Au nord de Mexico sont disséminés de nombreux natifs mexicains, qui se revendiquent comme indigènes du peuple Otomi.
Peuple premier, un des plus anciens sur ce sol.
Certains Otomis ont été employés par les Aztèques pour lutter contre les espagnols. En 1992 ils ont créé le Conseil National Otomi. Sont protégés par l'Unesco et un de leurs représentants, charismatique, le Chaman Dabadi Thaayrohyadi a créé l'Université Indigène et la Cérémonie des 8000 tambours pour la guérison de la terre mère pour la Vie et la Paix. Qui a lieu au centre Otomi près de Toluca et un peu partout dans le monde, aux solstices et équinoxes. Infatiguable il parcourt le monde pour porter son précieux message.
On peut en savoir plus sur www.redindigena.net.com et sur www.universiteindigene.org
Ce jour-là je me rends au marché du samedi et vois sur le trottoir une famille qui vend des sculptures en bois. Parmi elles au mur un visage de christ noir, comme il y en a un à l'église de Valle. Après la vierge noire des gitans, le Christ noir des Otomis ça me semble normal. Sans mes lunettes je crois le visage un bas relief, en bois et demande qu'on me le garde, je le prendrais après avoir acheté les légumes et les simples. Je fais l'éloge du jeune garçon que son père me présente comme le sculpteur et moi, selon mon habitude, de donner des contacts avec d'autres sculptuers mexicains.Le papa dans sa chemise bleu ciel impeccablement repassée note. Le garçon baisse la tête. Je leur demande de quelle communauté ils sont. Ils me disent être Otomis.

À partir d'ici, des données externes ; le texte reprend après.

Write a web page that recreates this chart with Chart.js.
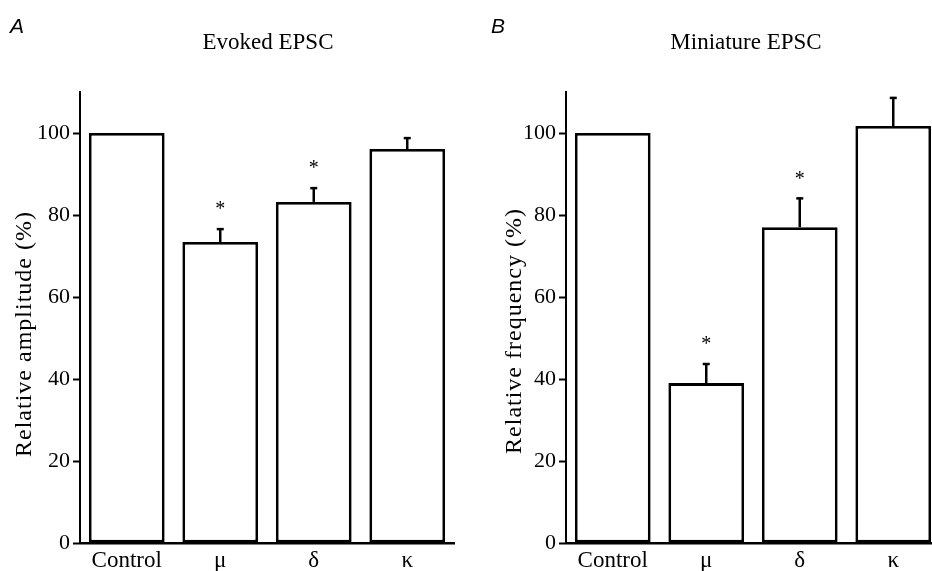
<!DOCTYPE html>
<html>
<head>
<meta charset="utf-8">
<script src="https://cdn.jsdelivr.net/npm/chart.js@4.4.1/dist/chart.umd.min.js"></script>
<style>
    html, body { margin: 0; padding: 0; background: #fff; overflow: hidden; }
    body { width: 932px; height: 571px; position: relative; }
    .panel { position: absolute; top: 0; height: 571px; }
    #panel-a { left: 0; width: 466px; }
    #panel-b { left: 466px; width: 480px; }
</style>
</head>
<body>
<div class="panel" id="panel-a"><canvas id="chart-a"></canvas></div>
<div class="panel" id="panel-b"><canvas id="chart-b"></canvas></div>
<script>
// Categories and values
const categories = ['Control', 'μ', 'δ', 'κ'];
const yTickValues = [0, 20, 40, 60, 80, 100];

const evokedMeans = [100, 73.4, 83.2, 96.1];
const evokedErrors = [0, 3.4, 3.6, 2.9];
const evokedSignificant = [false, true, true, false];

const miniMeans = [100, 39.0, 77.0, 101.7];
const miniErrors = [0, 4.9, 7.3, 7.1];
const miniSignificant = [false, true, true, false];

const SERIF = "'Liberation Serif', 'DejaVu Serif', serif";

/**
 * Draws the panel letter, title, y title, error bars and asterisks
 */
const annotatePlugin = {
    id: 'annotate',
    afterDatasetsDraw(chart, args, opts) {
        const { ctx, scales } = chart;
        const meta = chart.getDatasetMeta(0);
        const y = scales.y;

        ctx.save();
        ctx.strokeStyle = '#000';
        ctx.fillStyle = '#000';

        // error bars (upper only) and significance marks
        meta.data.forEach((bar, i) => {
            const err = opts.errors[i];
            const top = y.getPixelForValue(opts.means[i] + err);
            if (err > 0) {
                ctx.lineWidth = 2.5;
                ctx.beginPath();
                ctx.moveTo(bar.x, bar.y);
                ctx.lineTo(bar.x, top);
                ctx.stroke();
                ctx.beginPath();
                ctx.moveTo(bar.x - 3.5, top + 1);
                ctx.lineTo(bar.x + 3.5, top + 1);
                ctx.stroke();
            }
            if (opts.significant[i]) {
                ctx.font = '20px ' + SERIF;
                ctx.textAlign = 'center';
                ctx.textBaseline = 'middle';
                ctx.fillText('*', bar.x, top - 18);
            }
        });

        // panel letter
        ctx.font = 'italic 21px "Liberation Sans", Arial, sans-serif';
        ctx.textAlign = 'left';
        ctx.textBaseline = 'alphabetic';
        ctx.fillText(opts.letter, opts.letterX, 33);

        // panel title
        ctx.font = '23px ' + SERIF;
        ctx.textAlign = 'center';
        ctx.textBaseline = 'middle';
        ctx.fillText(opts.title, opts.titleX, 43);

        // y axis title
        ctx.translate(opts.yTitleX, opts.yTitleY);
        ctx.rotate(-Math.PI / 2);
        ctx.font = '24px ' + SERIF;
        if ('letterSpacing' in ctx) ctx.letterSpacing = '1px';
        ctx.fillText(opts.yTitle, 0, 0);
        ctx.restore();
    }
};

function makePanel(canvasId, cfg) {
    const ctx = document.getElementById(canvasId);
    return new Chart(ctx, {
        type: 'bar',
        data: {
            labels: categories,
            datasets: [{
                data: cfg.means,
                backgroundColor: '#fff',
                borderColor: '#000',
                borderWidth: 2.8,
                borderSkipped: false,
                barPercentage: 0.81,
                categoryPercentage: 1.0,
            }]
        },
        options: {
            responsive: true,
            maintainAspectRatio: false,
            animation: false,
            layout: {
                padding: { top: 92, right: cfg.padRight, bottom: 0, left: 0 }
            },
            plugins: {
                legend: { display: false },
                tooltip: { enabled: false },
                annotate: cfg.annotate
            },
            scales: {
                x: {
                    grid: { display: false, drawTicks: false },
                    border: { color: '#000', width: 2.5 },
                    ticks: {
                        color: '#000',
                        padding: 4,
                        font: { family: SERIF, size: 23 },
                        maxRotation: 0
                    },
                    afterFit: s => { s.height = 28; }
                },
                y: {
                    min: 0,
                    max: 110,
                    grid: {
                        drawOnChartArea: false,
                        drawTicks: true,
                        tickLength: 7,
                        tickColor: '#000',
                        tickWidth: 2
                    },
                    border: { color: '#000', width: 2 },
                    ticks: {
                        color: '#000',
                        padding: 3,
                        font: { family: SERIF, size: 22 }
                    },
                    afterBuildTicks: s => { s.ticks = yTickValues.map(v => ({ value: v })); },
                    afterFit: s => { s.width = cfg.yAxisWidth; }
                }
            }
        },
        plugins: [annotatePlugin]
    });
}

makePanel('chart-a', {
    means: evokedMeans,
    yAxisWidth: 80,
    padRight: 12,
    annotate: {
        means: evokedMeans,
        errors: evokedErrors,
        significant: evokedSignificant,
        letter: 'A',
        letterX: 10,
        title: 'Evoked EPSC',
        titleX: 268,
        yTitle: 'Relative amplitude (%)',
        yTitleX: 25,
        yTitleY: 334
    }
});

makePanel('chart-b', {
    means: miniMeans,
    yAxisWidth: 100,
    padRight: 6,
    annotate: {
        means: miniMeans,
        errors: miniErrors,
        significant: miniSignificant,
        letter: 'B',
        letterX: 25,
        title: 'Miniature EPSC',
        titleX: 280,
        yTitle: 'Relative frequency (%)',
        yTitleX: 49,
        yTitleY: 331
    }
});
</script>
</body>
</html>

Le christ a été emballé et je le range avec l'arnica et le thé del Monte.
Mais quand je le sors précaucioneusement, je m'apercois que c'est un simple moulage en plâtre, bien standard, juste peint en noir avec une couronne d'épine dorée. Réactualisé. Je suis furieuse bien sûr de m'être trompée à ce point et comprends le malaise du garçon.
En même temps j'admire qu'on fasse feu de tout bois pour survivre quotidiennement et cette vente en vaut bien une autre. Et ce visage doux de Christ noir sera une statuette de plus près du Cheval de Joseph et du masque Bamoun. Forts d'une histoire.
Un autre jour j'achète une large tunique légère aux indigènes qui entourent le zocalo près de l'église en contrebas des marches. "Là plutôt qu'ailleurs, m'a t'on conseillé, eux ils ont vraiment besoin de vendre!
Surprise en lavant la blouse, sur le coté une étiquette made in India...
Désormais je regarde les étiquettes.Tâte les objets.
En méditant sur la notion d'authenticité, de pureté des origines, de Montaigne à Rousseau jusqu'aux chantres du commerce équitable si souvent néo colonialiste. L'équité au fond n'est-elle pas que nous soyons tous sans exception suceptibles de suivre nos intérêts quotidiens vitaux avant l'idéal? Qui comme chacun sait est souvent comme une couche de peinture noire sur un moulage de plâtre.
Je me rends compte aussi à quel point, même en se prétendant malin, on trimbale dans sa valise de voyage, tous ses lieux communs. Heureusement la rencontre de l'Autre dépouille puis revêt. Mieux. Mais tout est toujours à refaire. Parce que les idées reçues c'est pire que chiendent.
Cet autre jour toujours en allant au marché, je suis deux femmes vêtues de leurs propres créations. Tabliers volantés, robes en véritable point de tapisserie, avec bordure au crochet. Je marche derrière elle fascinée par l'excellence de l'ouvrage. Et les couleurs. Qui partout comptent tant pour moi. Et comme elles prennent un escalier, d'intuition je les suis. En haut une jeune femme en jeans vide son grenier. Les deux dames farfouillent comme moi. Je trouve une poupée Otomi comme celle que ma belle fille a acheté à San Miguel de Allende, à une magnifique petite dame assise dans l'ombre d'un porche, son rebozo jaune autour d'elle. Pour un peso, je repars avec la poupée traditionnelle, qui tient un bébé dynamique à bonnet plissé. Je trouve aussi une tenue de cosmonaute argenté pour mon petit fils. Et quelques autres petites choses.
Je ne regrette pas d'avoir chiné.
Mais pour les commodités de longues marches, préférer les baskets!